OmniFocus: What We've Learned So Far (Engineering)

Today's post is the first in an ongoing series I'm calling OmniFocus: What We've Learned So Far (or OF: WWLSF, if you prefer acronyms). As we move slowly but steadily towards a feature freeze and public beta, I thought it would be interesting to get some input from various people here at Omni on things that have gone well, as well as things that have sucked challenges we didn't anticipate—basically, the ups and downs behind building a piece of commercial software.

We're going to start out in the technical arena, so I apologize if code-talk makes you yawn so hard you accidentally drool a little. Here is Omni's engineering perspective on an important lesson learned during OmniFocus's development process, which can be boiled down to: we ♥ CoreData, but not as a primary file format. 

With more on this subject, here is Tim Wood, hater of Aeron chairs, terror of the Unreal Tournament battlefield, and OmniFocus team lead:

There are many things that are great about CoreData, but using CoreData as a user-visible file format was really painful. Since inception, our xcdatamodel file has had 92 revisions, with most of those exposed to several thousand people via our automated builds. Most of these changes aren't things that users would notice; we often add or remove precalculated summaries, denormalize data or generally change the underlying CoreData representation to make our app easier to implement and tune. Yet, with CoreData, the SQLite mapping would be busted beyond hope by adding or removing a column.

Manually building code to migrate between model versions is really not an option. If CoreData had a Rails-like migration facility where columns could be added and removed trivially via SQL ALTER statements, it might be feasible, but it still wouldn't be good. CoreData explicitly disclaims any support for direct access to the various stores, so it isn't a public file format and hinders our users from easy access to their data. In practical terms, we all know that a liberal application of the letter 'Z' will get you most of the way to accessing your data. Still, this isn't ideal.

What CoreData is great for is building an optimized cache of your data, fetching against it and then binding it to your interface.

A couple of other key observations are that we already needed a public file format for Export (we chose a custom XML grammar, but that's merely a detail). And, using a variant of the public file format for the pasteboard format is a great way avoid writing and testing more code (as is using your pasteboard archive/unarchive code to implement your AppleScript 'duplicate' support…)
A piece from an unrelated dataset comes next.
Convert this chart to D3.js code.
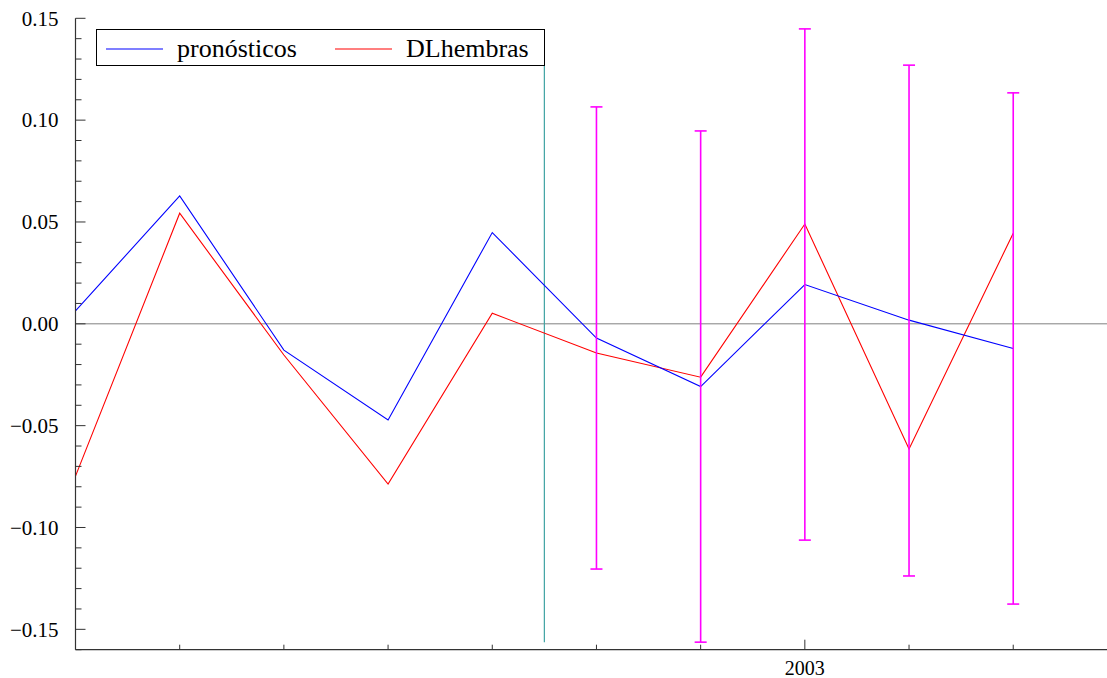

Given that, I tweaked our XML archiving to support writing a set of CoreData inserts, updates and deletes as a transaction. We can then write out a small fragment of our content in a new gzipped XML file inside our document wrapper. The structure of our XML transactions is very simple with a key feature being that we can trivially merge a big batch of transaction into a single XML document that contains only the final set of objects as inserts.

On startup of OmniFocus, it scans the transaction log in the user's document and builds a cache validation dictionary that contains:

• Version of Mac OS X

• CoreData's version

• SVN revision of the application

• The last transaction identifier

We then open up the CoreData SQLite persistent store and peek at its metadata. If it isn't an exact match, we close up the persistent store, and rebuild the entire thing by importing our coalesced transaction log in exactly the same way we would import one of our backup files.

There are many extra implementation details (locking, catching the insert/update/delete notification, undo/redo vs. AppleScript, two-phase commit between the XML and SQLite, …), but we are really happy with the central approach.

Some of the fun things this gives us:

• You can run the same build of the application on 10.4 and 10.5, switching regularly and not worry if CoreData is going to ignite your SQLite store.

• You can run multiple builds of OmniFocus on the same data and not lose anything (more work may be needed for major file format upgrades if there ever is one).

• If we do screw up one of our automated builds and mess up cache updating code, the user's data doesn't get touched and it's just fine on the next build.

• Until the transaction log is compacted, we actually have the full record of edits and we could hypothetically implement persistent undo, allowing the user to rollback to yesterday's version…

• … or calculate the changes they've made since some point in time.

The last point is really interesting and I'm hoping to make good use of that in the future for things like computer-to-computer synchronization (no, I'm not promising anything)!